* begin *

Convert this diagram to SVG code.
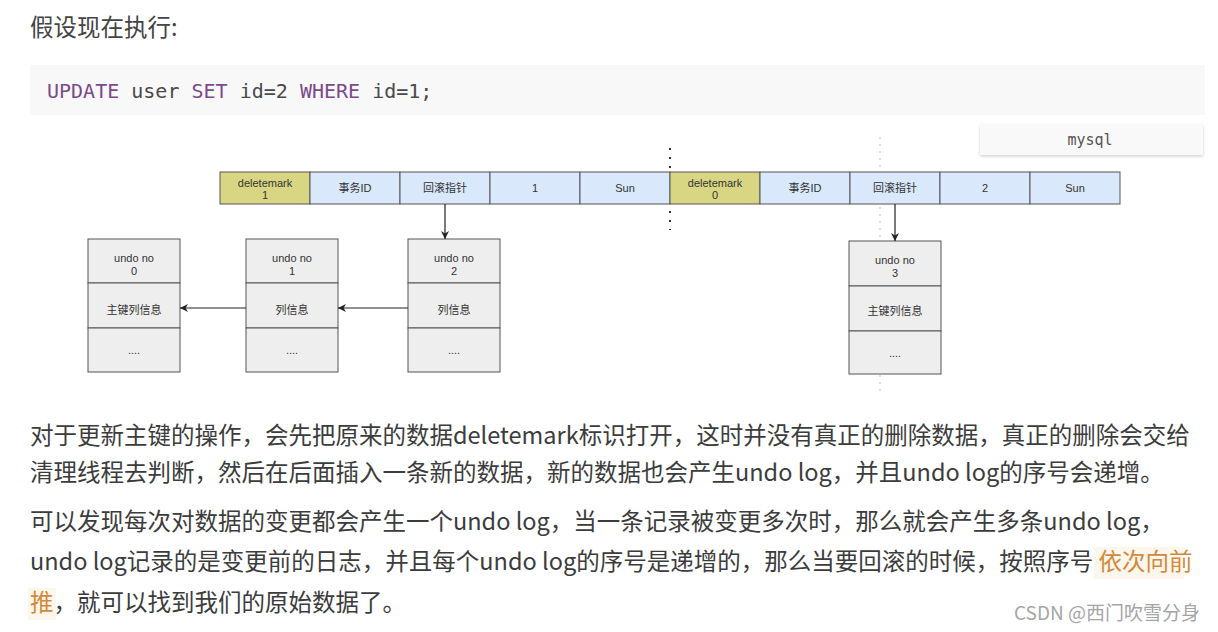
<svg xmlns="http://www.w3.org/2000/svg" width="1218" height="632" viewBox="0 0 1218 632">
<defs>
<marker id="ah" viewBox="0 0 10 10" refX="10" refY="5" markerWidth="8" markerHeight="8" markerUnits="userSpaceOnUse" orient="auto">
<path d="M0,0 L10,5 L0,10 L3,5 Z" fill="#222"/>
</marker>
<filter id="sh" x="-5%" y="-20%" width="110%" height="150%">
<feDropShadow dx="0" dy="1.5" stdDeviation="1.5" flood-color="#000" flood-opacity="0.18"/>
</filter>
<style>
.p{font-family:"Noto Sans CJK SC","Noto Sans",sans-serif;font-size:23.5px;fill:#3c3c3c}
.hl{fill:#d08a3a}
.code{font-family:"DejaVu Sans Mono","Liberation Mono",monospace;font-size:20px;fill:#4a4a4a}
.kw{fill:#7b4a8c}
.cell{stroke:#555;stroke-width:1}
.blue{fill:#dae8fc}
.yel{fill:#d8d683}
.t{font-family:"Liberation Sans","Noto Sans CJK SC",sans-serif;font-size:11px;fill:#333;text-anchor:middle}
.ub{fill:#eeeeee;stroke:#555;stroke-width:1}
.con{stroke:#222;stroke-width:1.2;fill:none}
</style>
</defs>
<rect width="1218" height="632" fill="#ffffff"/>

<g id="title">
<text x="30" y="36" font-family="Noto Sans CJK SC, sans-serif" font-size="23.5" fill="#444">假设现在执行:</text>
</g>

<g id="codeblock">
<rect x="30" y="65" width="1175" height="50" fill="#f8f8f8"/>
<text x="47" y="98" class="code"><tspan class="kw">UPDATE</tspan> user <tspan class="kw">SET</tspan> id=2 <tspan class="kw">WHERE</tspan> id=1;</text>
</g>

<g id="mysql-tag">
<rect x="980" y="124" width="223" height="31" fill="#f9f9f9" filter="url(#sh)"/>
<text x="1090" y="145" font-family="DejaVu Sans Mono, monospace" font-size="15" fill="#555" text-anchor="middle">mysql</text>
</g>

<g id="guides">
<line x1="880" y1="137" x2="880" y2="396" stroke="#c8c8c8" stroke-width="1.2" stroke-dasharray="2,5"/>
<line x1="670" y1="148" x2="670" y2="230" stroke="#333" stroke-width="2" stroke-dasharray="2,7"/>
</g>

<g id="row-old">
<rect x="220" y="172" width="90" height="32" class="cell yel"/>
<text x="265" y="187" class="t">deletemark</text><text x="265" y="199" class="t">1</text>
<rect x="310" y="172" width="90" height="32" class="cell blue"/>
<text x="355" y="192" class="t">事务ID</text>
<rect x="400" y="172" width="90" height="32" class="cell blue"/>
<text x="445" y="192" class="t">回滚指针</text>
<rect x="490" y="172" width="90" height="32" class="cell blue"/>
<text x="535" y="192" class="t">1</text>
<rect x="580" y="172" width="90" height="32" class="cell blue"/>
<text x="625" y="192" class="t">Sun</text>
</g>

<g id="row-new">
<rect x="670" y="172" width="90" height="32" class="cell yel"/>
<text x="715" y="187" class="t">deletemark</text><text x="715" y="199" class="t">0</text>
<rect x="760" y="172" width="90" height="32" class="cell blue"/>
<text x="805" y="192" class="t">事务ID</text>
<rect x="850" y="172" width="90" height="32" class="cell blue"/>
<text x="895" y="192" class="t">回滚指针</text>
<rect x="940" y="172" width="90" height="32" class="cell blue"/>
<text x="985" y="192" class="t">2</text>
<rect x="1030" y="172" width="90" height="32" class="cell blue"/>
<text x="1075" y="192" class="t">Sun</text>
</g>

<g id="undo0">
<rect x="88" y="239" width="92" height="44" class="ub"/>
<rect x="88" y="283" width="92" height="45" class="ub"/>
<rect x="88" y="328" width="92" height="44" class="ub"/>
<text x="134" y="262" class="t">undo no</text><text x="134" y="275" class="t">0</text>
<text x="134" y="314" class="t">主键列信息</text>
<text x="134" y="354" class="t">....</text>
</g>

<g id="undo1">
<rect x="246" y="239" width="92" height="44" class="ub"/>
<rect x="246" y="283" width="92" height="45" class="ub"/>
<rect x="246" y="328" width="92" height="44" class="ub"/>
<text x="292" y="262" class="t">undo no</text><text x="292" y="275" class="t">1</text>
<text x="292" y="314" class="t">列信息</text>
<text x="292" y="354" class="t">....</text>
</g>

<g id="undo2">
<rect x="408" y="239" width="92" height="44" class="ub"/>
<rect x="408" y="283" width="92" height="45" class="ub"/>
<rect x="408" y="328" width="92" height="44" class="ub"/>
<text x="454" y="262" class="t">undo no</text><text x="454" y="275" class="t">2</text>
<text x="454" y="314" class="t">列信息</text>
<text x="454" y="354" class="t">....</text>
</g>

<g id="undo3">
<rect x="849" y="241" width="92" height="45" class="ub"/>
<rect x="849" y="286" width="92" height="45" class="ub"/>
<rect x="849" y="331" width="92" height="43" class="ub"/>
<text x="895" y="264" class="t">undo no</text><text x="895" y="277" class="t">3</text>
<text x="895" y="315" class="t">主键列信息</text>
<text x="895" y="357" class="t">....</text>
</g>

<g id="connectors">
<line x1="445" y1="204" x2="445" y2="239" class="con" marker-end="url(#ah)"/>
<line x1="895" y1="204" x2="895" y2="241" class="con" marker-end="url(#ah)"/>
<line x1="408" y1="308" x2="338" y2="308" class="con" marker-end="url(#ah)"/>
<line x1="246" y1="308" x2="180" y2="308" class="con" marker-end="url(#ah)"/>
</g>

<g id="paragraph1">
<text x="30" y="444" class="p">对于更新主键的操作，会先把原来的数据deletemark标识打开，这时并没有真正的删除数据，真正的删除会交给</text>
<text x="30" y="481" class="p">清理线程去判断，然后在后面插入一条新的数据，新的数据也会产生undo log，并且undo log的序号会递增。</text>
</g>

<g id="paragraph2">
<text x="30" y="530" class="p">可以发现每次对数据的变更都会产生一个undo log，当一条记录被变更多次时，那么就会产生多条undo log，</text>
<rect x="1094" y="547" width="90" height="32" fill="#fdf6ec"/>
<text x="30" y="570" class="p">undo log记录的是变更前的日志，并且每个undo log的序号是递增的，那么当要回滚的时候，按照序号 <tspan class="hl">依次向前</tspan></text>
<rect x="28" y="588" width="28" height="32" fill="#fdf6ec"/>
<text x="30" y="611" class="p"><tspan class="hl">推</tspan>，就可以找到我们的原始数据了。</text>
</g>

<g id="watermark">
<text x="1200" y="620" text-anchor="end" font-family="Noto Sans CJK SC, sans-serif" font-size="19" fill="#a5a5a5">CSDN @西门吹雪分身</text>
</g>
</svg>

* end *

# [Problem]
Word for word, quote the full listing, omitting every picture.

# [Correct answer]
Convert this diagram to SVG code.
<svg xmlns="http://www.w3.org/2000/svg" width="1218" height="632" viewBox="0 0 1218 632">
<defs>
<marker id="ah" viewBox="0 0 10 10" refX="10" refY="5" markerWidth="8" markerHeight="8" markerUnits="userSpaceOnUse" orient="auto">
<path d="M0,0 L10,5 L0,10 L3,5 Z" fill="#222"/>
</marker>
<filter id="sh" x="-5%" y="-20%" width="110%" height="150%">
<feDropShadow dx="0" dy="1.5" stdDeviation="1.5" flood-color="#000" flood-opacity="0.18"/>
</filter>
<style>
.p{font-family:"Noto Sans CJK SC","Noto Sans",sans-serif;font-size:23.5px;fill:#3c3c3c}
.hl{fill:#d08a3a}
.code{font-family:"DejaVu Sans Mono","Liberation Mono",monospace;font-size:20px;fill:#4a4a4a}
.kw{fill:#7b4a8c}
.cell{stroke:#555;stroke-width:1}
.blue{fill:#dae8fc}
.yel{fill:#d8d683}
.t{font-family:"Liberation Sans","Noto Sans CJK SC",sans-serif;font-size:11px;fill:#333;text-anchor:middle}
.ub{fill:#eeeeee;stroke:#555;stroke-width:1}
.con{stroke:#222;stroke-width:1.2;fill:none}
</style>
</defs>
<rect width="1218" height="632" fill="#ffffff"/>

<g id="title">
<text x="30" y="36" font-family="Noto Sans CJK SC, sans-serif" font-size="23.5" fill="#444">假设现在执行:</text>
</g>

<g id="codeblock">
<rect x="30" y="65" width="1175" height="50" fill="#f8f8f8"/>
<text x="47" y="98" class="code"><tspan class="kw">UPDATE</tspan> user <tspan class="kw">SET</tspan> id=2 <tspan class="kw">WHERE</tspan> id=1;</text>
</g>

<g id="mysql-tag">
<rect x="980" y="124" width="223" height="31" fill="#f9f9f9" filter="url(#sh)"/>
<text x="1090" y="145" font-family="DejaVu Sans Mono, monospace" font-size="15" fill="#555" text-anchor="middle">mysql</text>
</g>

<g id="guides">
<line x1="880" y1="137" x2="880" y2="396" stroke="#c8c8c8" stroke-width="1.2" stroke-dasharray="2,5"/>
<line x1="670" y1="148" x2="670" y2="230" stroke="#333" stroke-width="2" stroke-dasharray="2,7"/>
</g>

<g id="row-old">
<rect x="220" y="172" width="90" height="32" class="cell yel"/>
<text x="265" y="187" class="t">deletemark</text><text x="265" y="199" class="t">1</text>
<rect x="310" y="172" width="90" height="32" class="cell blue"/>
<text x="355" y="192" class="t">事务ID</text>
<rect x="400" y="172" width="90" height="32" class="cell blue"/>
<text x="445" y="192" class="t">回滚指针</text>
<rect x="490" y="172" width="90" height="32" class="cell blue"/>
<text x="535" y="192" class="t">1</text>
<rect x="580" y="172" width="90" height="32" class="cell blue"/>
<text x="625" y="192" class="t">Sun</text>
</g>

<g id="row-new">
<rect x="670" y="172" width="90" height="32" class="cell yel"/>
<text x="715" y="187" class="t">deletemark</text><text x="715" y="199" class="t">0</text>
<rect x="760" y="172" width="90" height="32" class="cell blue"/>
<text x="805" y="192" class="t">事务ID</text>
<rect x="850" y="172" width="90" height="32" class="cell blue"/>
<text x="895" y="192" class="t">回滚指针</text>
<rect x="940" y="172" width="90" height="32" class="cell blue"/>
<text x="985" y="192" class="t">2</text>
<rect x="1030" y="172" width="90" height="32" class="cell blue"/>
<text x="1075" y="192" class="t">Sun</text>
</g>

<g id="undo0">
<rect x="88" y="239" width="92" height="44" class="ub"/>
<rect x="88" y="283" width="92" height="45" class="ub"/>
<rect x="88" y="328" width="92" height="44" class="ub"/>
<text x="134" y="262" class="t">undo no</text><text x="134" y="275" class="t">0</text>
<text x="134" y="314" class="t">主键列信息</text>
<text x="134" y="354" class="t">....</text>
</g>

<g id="undo1">
<rect x="246" y="239" width="92" height="44" class="ub"/>
<rect x="246" y="283" width="92" height="45" class="ub"/>
<rect x="246" y="328" width="92" height="44" class="ub"/>
<text x="292" y="262" class="t">undo no</text><text x="292" y="275" class="t">1</text>
<text x="292" y="314" class="t">列信息</text>
<text x="292" y="354" class="t">....</text>
</g>

<g id="undo2">
<rect x="408" y="239" width="92" height="44" class="ub"/>
<rect x="408" y="283" width="92" height="45" class="ub"/>
<rect x="408" y="328" width="92" height="44" class="ub"/>
<text x="454" y="262" class="t">undo no</text><text x="454" y="275" class="t">2</text>
<text x="454" y="314" class="t">列信息</text>
<text x="454" y="354" class="t">....</text>
</g>

<g id="undo3">
<rect x="849" y="241" width="92" height="45" class="ub"/>
<rect x="849" y="286" width="92" height="45" class="ub"/>
<rect x="849" y="331" width="92" height="43" class="ub"/>
<text x="895" y="264" class="t">undo no</text><text x="895" y="277" class="t">3</text>
<text x="895" y="315" class="t">主键列信息</text>
<text x="895" y="357" class="t">....</text>
</g>

<g id="connectors">
<line x1="445" y1="204" x2="445" y2="239" class="con" marker-end="url(#ah)"/>
<line x1="895" y1="204" x2="895" y2="241" class="con" marker-end="url(#ah)"/>
<line x1="408" y1="308" x2="338" y2="308" class="con" marker-end="url(#ah)"/>
<line x1="246" y1="308" x2="180" y2="308" class="con" marker-end="url(#ah)"/>
</g>

<g id="paragraph1">
<text x="30" y="444" class="p">对于更新主键的操作，会先把原来的数据deletemark标识打开，这时并没有真正的删除数据，真正的删除会交给</text>
<text x="30" y="481" class="p">清理线程去判断，然后在后面插入一条新的数据，新的数据也会产生undo log，并且undo log的序号会递增。</text>
</g>

<g id="paragraph2">
<text x="30" y="530" class="p">可以发现每次对数据的变更都会产生一个undo log，当一条记录被变更多次时，那么就会产生多条undo log，</text>
<rect x="1094" y="547" width="90" height="32" fill="#fdf6ec"/>
<text x="30" y="570" class="p">undo log记录的是变更前的日志，并且每个undo log的序号是递增的，那么当要回滚的时候，按照序号 <tspan class="hl">依次向前</tspan></text>
<rect x="28" y="588" width="28" height="32" fill="#fdf6ec"/>
<text x="30" y="611" class="p"><tspan class="hl">推</tspan>，就可以找到我们的原始数据了。</text>
</g>

<g id="watermark">
<text x="1200" y="620" text-anchor="end" font-family="Noto Sans CJK SC, sans-serif" font-size="19" fill="#a5a5a5">CSDN @西门吹雪分身</text>
</g>
</svg>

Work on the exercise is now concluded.